**Given problem**
Return the material word for word. Do not include the pictures.

----- Provided material -----

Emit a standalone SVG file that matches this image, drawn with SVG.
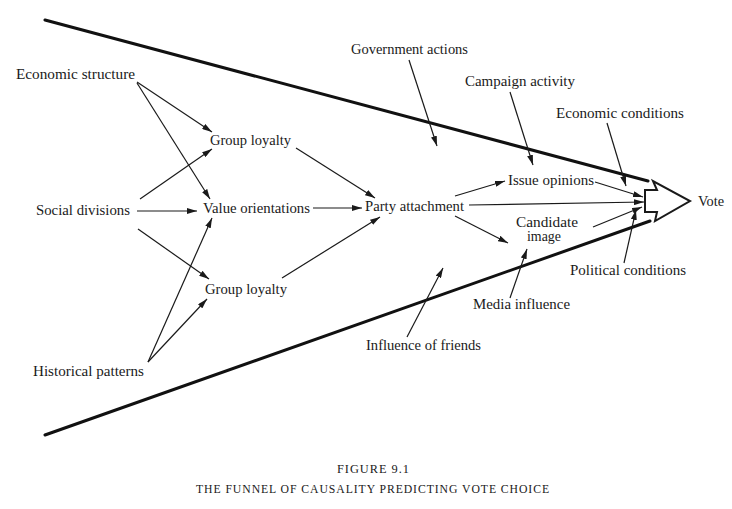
<svg xmlns="http://www.w3.org/2000/svg" width="732" height="509" viewBox="0 0 732 509">
<defs>
<style>
text{font-family:"Liberation Serif","DejaVu Serif",serif;font-size:14px;fill:#1a1a1a}
.cap{font-size:12.5px;letter-spacing:1px}
.ln{stroke:#1a1a1a;stroke-width:1.2;fill:none;marker-end:url(#ah)}
.fun{stroke:#111;stroke-width:3;fill:none;stroke-linecap:round}
</style>
<marker id="ah" viewBox="0 0 10 6" refX="10" refY="3" markerWidth="10" markerHeight="6" markerUnits="userSpaceOnUse" orient="auto">
<path d="M0,0 L10,3 L0,6 Z" fill="#1a1a1a"/>
</marker>
</defs>
<rect width="732" height="509" fill="#fff"/>
<g id="funnel">
<line class="fun" x1="45" y1="20" x2="648" y2="181"/>
<line class="fun" x1="45" y1="435" x2="650" y2="221"/>
</g>
<g id="vote-arrow">
<polygon points="645,190 657,190 653,181 690,201 655,221 657,212 645,212" fill="#fff" stroke="#1a1a1a" stroke-width="2" stroke-linejoin="miter"/>
</g>
<g id="connectors">
<line class="ln" x1="137" y1="82" x2="212" y2="132"/>
<line class="ln" x1="137" y1="83" x2="210" y2="199"/>
<line class="ln" x1="140" y1="199" x2="212" y2="149"/>
<line class="ln" x1="137" y1="211" x2="197" y2="211"/>
<line class="ln" x1="138" y1="229" x2="209" y2="279"/>
<line class="ln" x1="148" y1="362" x2="212" y2="218"/>
<line class="ln" x1="148" y1="362" x2="207" y2="299"/>
<line class="ln" x1="296" y1="148" x2="375" y2="198"/>
<line class="ln" x1="313" y1="208" x2="362" y2="208"/>
<line class="ln" x1="282" y1="278" x2="380" y2="217"/>
<line class="ln" x1="455" y1="196" x2="505" y2="181"/>
<line class="ln" x1="469" y1="205" x2="644" y2="202"/>
<line class="ln" x1="455" y1="216" x2="508" y2="243"/>
<line class="ln" x1="409" y1="60" x2="437" y2="146"/>
<line class="ln" x1="510" y1="92" x2="533" y2="165"/>
<line class="ln" x1="607" y1="123" x2="626" y2="186"/>
<line class="ln" x1="595" y1="182" x2="643" y2="197"/>
<line class="ln" x1="593" y1="227" x2="642" y2="207"/>
<line class="ln" x1="624" y1="263" x2="636" y2="210"/>
<line class="ln" x1="510" y1="298" x2="527" y2="249"/>
<line class="ln" x1="407" y1="337" x2="443" y2="268"/>
</g>
<g id="n-economic-structure"><text x="16" y="79" textLength="119" lengthAdjust="spacingAndGlyphs">Economic structure</text></g>
<g id="n-group-loyalty-1"><text x="210" y="145" textLength="81" lengthAdjust="spacingAndGlyphs">Group loyalty</text></g>
<g id="n-social-divisions"><text x="36" y="215" textLength="94" lengthAdjust="spacingAndGlyphs">Social divisions</text></g>
<g id="n-value-orientations"><text x="203" y="213" textLength="107" lengthAdjust="spacingAndGlyphs">Value orientations</text></g>
<g id="n-party-attachment"><text x="365" y="211" textLength="99" lengthAdjust="spacingAndGlyphs">Party attachment</text></g>
<g id="n-group-loyalty-2"><text x="205" y="294" textLength="82" lengthAdjust="spacingAndGlyphs">Group loyalty</text></g>
<g id="n-historical-patterns"><text x="33" y="376" textLength="111" lengthAdjust="spacingAndGlyphs">Historical patterns</text></g>
<g id="n-government-actions"><text x="351" y="54" textLength="117" lengthAdjust="spacingAndGlyphs">Government actions</text></g>
<g id="n-campaign-activity"><text x="465" y="86" textLength="110" lengthAdjust="spacingAndGlyphs">Campaign activity</text></g>
<g id="n-economic-conditions"><text x="556" y="118" textLength="128" lengthAdjust="spacingAndGlyphs">Economic conditions</text></g>
<g id="n-issue-opinions"><text x="508" y="185" textLength="86" lengthAdjust="spacingAndGlyphs">Issue opinions</text></g>
<g id="n-candidate-image"><text x="516" y="227" textLength="62" lengthAdjust="spacingAndGlyphs">Candidate</text><text x="527" y="241" textLength="34" lengthAdjust="spacingAndGlyphs">image</text></g>
<g id="n-political-conditions"><text x="570" y="275" textLength="116" lengthAdjust="spacingAndGlyphs">Political conditions</text></g>
<g id="n-media-influence"><text x="473" y="309" textLength="97" lengthAdjust="spacingAndGlyphs">Media influence</text></g>
<g id="n-influence-of-friends"><text x="366" y="350" textLength="115" lengthAdjust="spacingAndGlyphs">Influence of friends</text></g>
<g id="n-vote"><text x="698" y="206" textLength="26" lengthAdjust="spacingAndGlyphs">Vote</text></g>
<g id="caption">
<text class="cap" x="337" y="473" textLength="73" lengthAdjust="spacingAndGlyphs">FIGURE 9.1</text>
<text class="cap" x="196" y="493" textLength="354" lengthAdjust="spacingAndGlyphs">THE FUNNEL OF CAUSALITY PREDICTING VOTE CHOICE</text>
</g>
</svg>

-----

**Solution for this task**
Emit a standalone SVG file that matches this image, drawn with SVG.
<svg xmlns="http://www.w3.org/2000/svg" width="732" height="509" viewBox="0 0 732 509">
<defs>
<style>
text{font-family:"Liberation Serif","DejaVu Serif",serif;font-size:14px;fill:#1a1a1a}
.cap{font-size:12.5px;letter-spacing:1px}
.ln{stroke:#1a1a1a;stroke-width:1.2;fill:none;marker-end:url(#ah)}
.fun{stroke:#111;stroke-width:3;fill:none;stroke-linecap:round}
</style>
<marker id="ah" viewBox="0 0 10 6" refX="10" refY="3" markerWidth="10" markerHeight="6" markerUnits="userSpaceOnUse" orient="auto">
<path d="M0,0 L10,3 L0,6 Z" fill="#1a1a1a"/>
</marker>
</defs>
<rect width="732" height="509" fill="#fff"/>
<g id="funnel">
<line class="fun" x1="45" y1="20" x2="648" y2="181"/>
<line class="fun" x1="45" y1="435" x2="650" y2="221"/>
</g>
<g id="vote-arrow">
<polygon points="645,190 657,190 653,181 690,201 655,221 657,212 645,212" fill="#fff" stroke="#1a1a1a" stroke-width="2" stroke-linejoin="miter"/>
</g>
<g id="connectors">
<line class="ln" x1="137" y1="82" x2="212" y2="132"/>
<line class="ln" x1="137" y1="83" x2="210" y2="199"/>
<line class="ln" x1="140" y1="199" x2="212" y2="149"/>
<line class="ln" x1="137" y1="211" x2="197" y2="211"/>
<line class="ln" x1="138" y1="229" x2="209" y2="279"/>
<line class="ln" x1="148" y1="362" x2="212" y2="218"/>
<line class="ln" x1="148" y1="362" x2="207" y2="299"/>
<line class="ln" x1="296" y1="148" x2="375" y2="198"/>
<line class="ln" x1="313" y1="208" x2="362" y2="208"/>
<line class="ln" x1="282" y1="278" x2="380" y2="217"/>
<line class="ln" x1="455" y1="196" x2="505" y2="181"/>
<line class="ln" x1="469" y1="205" x2="644" y2="202"/>
<line class="ln" x1="455" y1="216" x2="508" y2="243"/>
<line class="ln" x1="409" y1="60" x2="437" y2="146"/>
<line class="ln" x1="510" y1="92" x2="533" y2="165"/>
<line class="ln" x1="607" y1="123" x2="626" y2="186"/>
<line class="ln" x1="595" y1="182" x2="643" y2="197"/>
<line class="ln" x1="593" y1="227" x2="642" y2="207"/>
<line class="ln" x1="624" y1="263" x2="636" y2="210"/>
<line class="ln" x1="510" y1="298" x2="527" y2="249"/>
<line class="ln" x1="407" y1="337" x2="443" y2="268"/>
</g>
<g id="n-economic-structure"><text x="16" y="79" textLength="119" lengthAdjust="spacingAndGlyphs">Economic structure</text></g>
<g id="n-group-loyalty-1"><text x="210" y="145" textLength="81" lengthAdjust="spacingAndGlyphs">Group loyalty</text></g>
<g id="n-social-divisions"><text x="36" y="215" textLength="94" lengthAdjust="spacingAndGlyphs">Social divisions</text></g>
<g id="n-value-orientations"><text x="203" y="213" textLength="107" lengthAdjust="spacingAndGlyphs">Value orientations</text></g>
<g id="n-party-attachment"><text x="365" y="211" textLength="99" lengthAdjust="spacingAndGlyphs">Party attachment</text></g>
<g id="n-group-loyalty-2"><text x="205" y="294" textLength="82" lengthAdjust="spacingAndGlyphs">Group loyalty</text></g>
<g id="n-historical-patterns"><text x="33" y="376" textLength="111" lengthAdjust="spacingAndGlyphs">Historical patterns</text></g>
<g id="n-government-actions"><text x="351" y="54" textLength="117" lengthAdjust="spacingAndGlyphs">Government actions</text></g>
<g id="n-campaign-activity"><text x="465" y="86" textLength="110" lengthAdjust="spacingAndGlyphs">Campaign activity</text></g>
<g id="n-economic-conditions"><text x="556" y="118" textLength="128" lengthAdjust="spacingAndGlyphs">Economic conditions</text></g>
<g id="n-issue-opinions"><text x="508" y="185" textLength="86" lengthAdjust="spacingAndGlyphs">Issue opinions</text></g>
<g id="n-candidate-image"><text x="516" y="227" textLength="62" lengthAdjust="spacingAndGlyphs">Candidate</text><text x="527" y="241" textLength="34" lengthAdjust="spacingAndGlyphs">image</text></g>
<g id="n-political-conditions"><text x="570" y="275" textLength="116" lengthAdjust="spacingAndGlyphs">Political conditions</text></g>
<g id="n-media-influence"><text x="473" y="309" textLength="97" lengthAdjust="spacingAndGlyphs">Media influence</text></g>
<g id="n-influence-of-friends"><text x="366" y="350" textLength="115" lengthAdjust="spacingAndGlyphs">Influence of friends</text></g>
<g id="n-vote"><text x="698" y="206" textLength="26" lengthAdjust="spacingAndGlyphs">Vote</text></g>
<g id="caption">
<text class="cap" x="337" y="473" textLength="73" lengthAdjust="spacingAndGlyphs">FIGURE 9.1</text>
<text class="cap" x="196" y="493" textLength="354" lengthAdjust="spacingAndGlyphs">THE FUNNEL OF CAUSALITY PREDICTING VOTE CHOICE</text>
</g>
</svg>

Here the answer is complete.